First MHSAA Volleyball Champions
Honored In Legends Program

In an effort to promote educational athletics by showcasing some of the great teams of past years, the Michigan High School Athletic Association has instituted a new program called "Legends Of The Games," which honored its first volleyball champions in March 1998.

There's something special about being the first in anything. It's especially sweet when you're the first at being first.

In an effort to promote educational athletics by showcasing some of the great teams of past years, the Michigan High School Athletic Association has instituted a new program called "Legends Of The Games," which will honor the Association's first girls volleyball champions at its 1998 Lower Peninsula Finals in Kalamazoo on Saturday.

The year was 1976 when the MHSAA initiated a tournament in girls volleyball, and the three champions of that season -- Dearborn Fordson in Class A; Parchment in Class B; and Flint Holy Rosary in Class C-D -- will be honored in ceremonies between the Class C and A title matches at University Arena on the Western Michigan University campus.

A total of 28 members of the three squads will be on hand to receive individual commemorative plaques and a banner for display at their respective schools during the presentation.

The 1976 tournament saw approximately 500 schools involved, with the Class C and D teams playing in a combined tournament. The finals that year were played at Schoolcraft College in Class A; Western Michigan University in Class B and Delta College in Class C-D. Eight teams qualified for the finals, with the quarterfinal, semifinal and final matches played on the same day. Games were timed in those days.

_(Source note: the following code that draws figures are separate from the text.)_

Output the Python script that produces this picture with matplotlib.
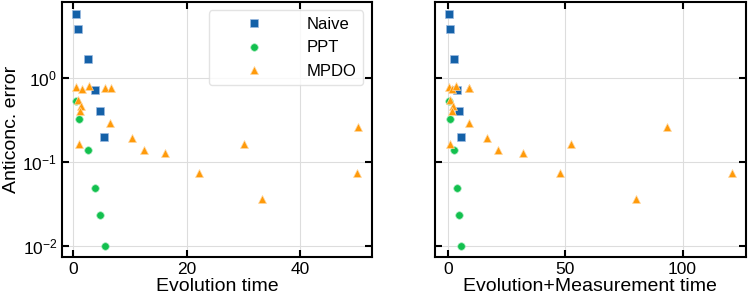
import numpy as np
import matplotlib
matplotlib.use("Agg")
import matplotlib.pyplot as plt

plt.rcParams['font.family'] = ['Liberation Sans', 'DejaVu Sans']

# Naive
naive_t = [0.47, 0.83, 2.47, 3.87, 4.7, 5.46]
naive_tm = [0.57, 0.85, 2.4, 4.0, 4.8, 5.5]
naive_err = [5.9, 3.91, 1.71, 0.72, 0.41, 0.198]

# PPT
ppt_t = [0.47, 0.94, 2.52, 3.87, 4.7, 5.58]
ppt_tm = [0.28, 0.85, 2.56, 4.0, 4.84, 5.7]
ppt_err = [0.54, 0.327, 0.138, 0.0495, 0.0234, 0.0101]

# MPDO
mpdo_t = [0.47, 1.47, 2.82, 5.64, 6.58, 0.88, 1.41, 1.06, 6.52, 0.94,
          10.3, 12.4, 16.1, 22.2, 30.0, 33.3, 50.1, 49.9]
mpdo_tm = [0.28, 1.56, 3.56, 8.9, 9.0, 1.0, 2.1, 1.56, 8.96, 0.85,
           16.5, 21.2, 32.1, 47.7, 52.3, 80.2, 93.2, 120.9]
mpdo_err = [0.787, 0.74, 0.82, 0.766, 0.766, 0.55, 0.463, 0.404, 0.295, 0.163,
            0.194, 0.138, 0.127, 0.0748, 0.166, 0.0366, 0.26, 0.0748]

c_naive = '#1461a8'
c_ppt = '#12c04e'
c_mpdo = '#ff9a0a'


def draw(ax, xn, xp, xm):
    ax.plot(xn, naive_err, 's', color=c_naive, ms=5.2, mec='#9dbbe0', mew=0.5, label='Naive')
    ax.plot(xp, ppt_err, 'o', color=c_ppt, ms=5.4, mec='#a0e8b8', mew=0.5, label='PPT')
    ax.plot(xm, mpdo_err, '^', color=c_mpdo, ms=6.2, mec='#ffd8a0', mew=0.5, label='MPDO')
    ax.set_yscale('log')
    ax.grid(True, color='#dddddd', lw=0.8)
    ax.set_axisbelow(True)
    ax.tick_params(which='major', direction='in', top=True, right=True,
                   length=5, width=1.5, labelsize=12.5)
    ax.tick_params(which='minor', left=False, right=False)
    for s in ax.spines.values():
        s.set_linewidth(1.5)


fig = plt.figure(figsize=(7.48, 3.0), dpi=100)
ax1 = fig.add_axes([0.083, 0.143, 0.414, 0.850])
ax2 = fig.add_axes([0.581, 0.143, 0.416, 0.850], sharey=ax1)

draw(ax1, naive_t, ppt_t, mpdo_t)
draw(ax2, naive_tm, ppt_tm, mpdo_tm)

ax1.set_xticks([0, 20, 40])
ax2.set_xticks([0, 50, 100])
ax1.set_xlabel('Evolution time', fontsize=14, labelpad=1)
ax2.set_xlabel('Evolution+Measurement time', fontsize=14, labelpad=1)
ax1.set_ylabel('Anticonc. error', fontsize=14, labelpad=2)
ax2.tick_params(labelleft=False)

ax1.legend(loc='upper right', fontsize=12, handlelength=4.6, handletextpad=0.9,
           markerscale=1.0, framealpha=0.8, edgecolor='#dddddd',
           borderaxespad=0.5)

fig.savefig('out.png', dpi=100)
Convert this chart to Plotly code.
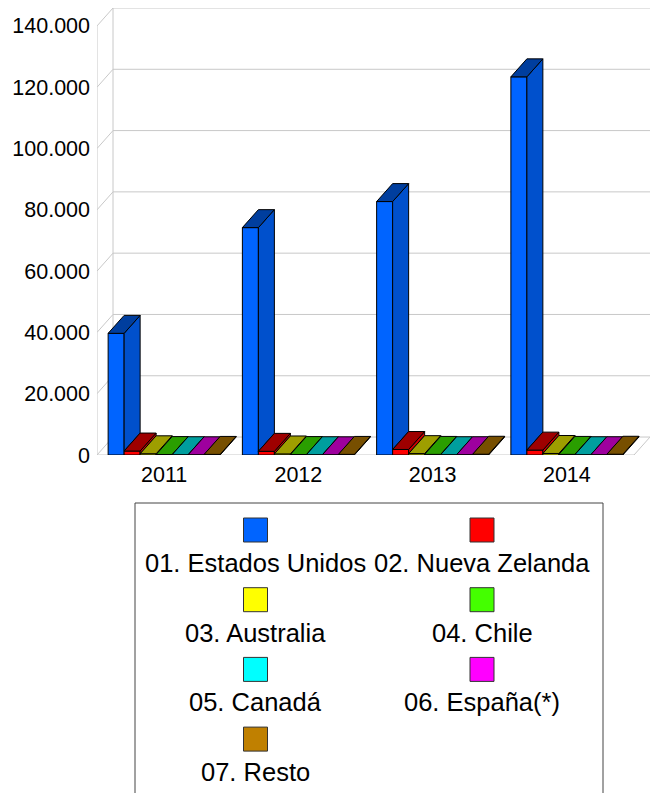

Perhaps the most notable achievement of the first three champions was that Flint Holy Rosary rolled to 92 consecutive victories while winning the 1976 Class C-D and 1977 Class D titles. Holy Rosary topped Kalamazoo Christian, 14-5, 13-8, in the 1976 tournament, and Battle Creek St. Philip the following season.

Head Coach Jo Lake, now athletic director and assistant principal at Grosse Pointe South High School, had coached the Wolverines to Class D girls basketball titles in 1974 and 1975; and softball crowns in 1975 and 1976. The volleyball titles also came back-to-back with many of the same faces in the lineup. The school has since closed, and the championship trophies reside in the elementary school.

Parchment carried a nine-player roster into the first Class B tournament, with five of the players being seniors. The Panthers lost just three matches in the regular season, finishing 30-3, and won the Kalamazoo Valley Association tournament.
In the final round of the MHSAA tournament, Parchment disposed of Sturgis, 15-0, 15-8 in the semifinals; and Tecumseh, 15-8, 15-11, in the final in the Gary Center at Western Michigan University.

"It was pretty exciting playing in the first state volleyball tournament, especially playing the championship match in our hometown and WMU," said team co-captain Lorrie Lynn, a middle hitter/blocker on the team. "It was so exciting to realize that we had won the state tournament, and to realize that we were the best team in the state in Class B. We had also brought the first-ever team state trophy back to our school, something our men's teams had yet to do, which made it even sweeter."

"Looking back now, I feel like we were the pioneers of a sort. After that season it seemed like volleyball became more and more popular, especially in this part of the state," Lynn continued. "It was gaining the recognition it deserves."

Dearborn Fordson had won a non-MHSAA state tournament in 1975, and in the first Class A MHSAA competition, the Tractors knocked off Royal Oak Kimball in the quarterfinals (15-10, 15-6), Grosse Pointe North in the semis (15-6, 15-4) and Ferndale in the finals (15-13, 15-5).

"Tri-captains Lynn March, June Scott and Joan Ferguson, excellent senior athletes in many sports, were extremely coachable," said Head Coach Joan Hitchner. "They were the catalyst for setting the team goals, and participated in most decisions. Their maturity, leadership and chemistry set a formidable example for the entire team, including the reserves. They were truly a remarkable group of young ladies...the finest I've ever coached!"

"I do remember the excitement and energy of everyone around me," noted utility player Sue Szajnecki of the championship match. "We knew something big was happening, but I don't think we really understood the extent of the honor."
"The Legends program is designed to remind people that today's interscholastic athletic program owes a debt to those who have come before us, especially those who were the first champions in a tournament" said John E. "Jack" Roberts, executive director of the MHSAA. "The program also serves to remind us that school sports are about the development of life skills and life-long relationships between players, coaches and communities.

"The Legends program gives us an opportunity to recognize those great achievements of the past, and to reflect on what is truly important in school sports."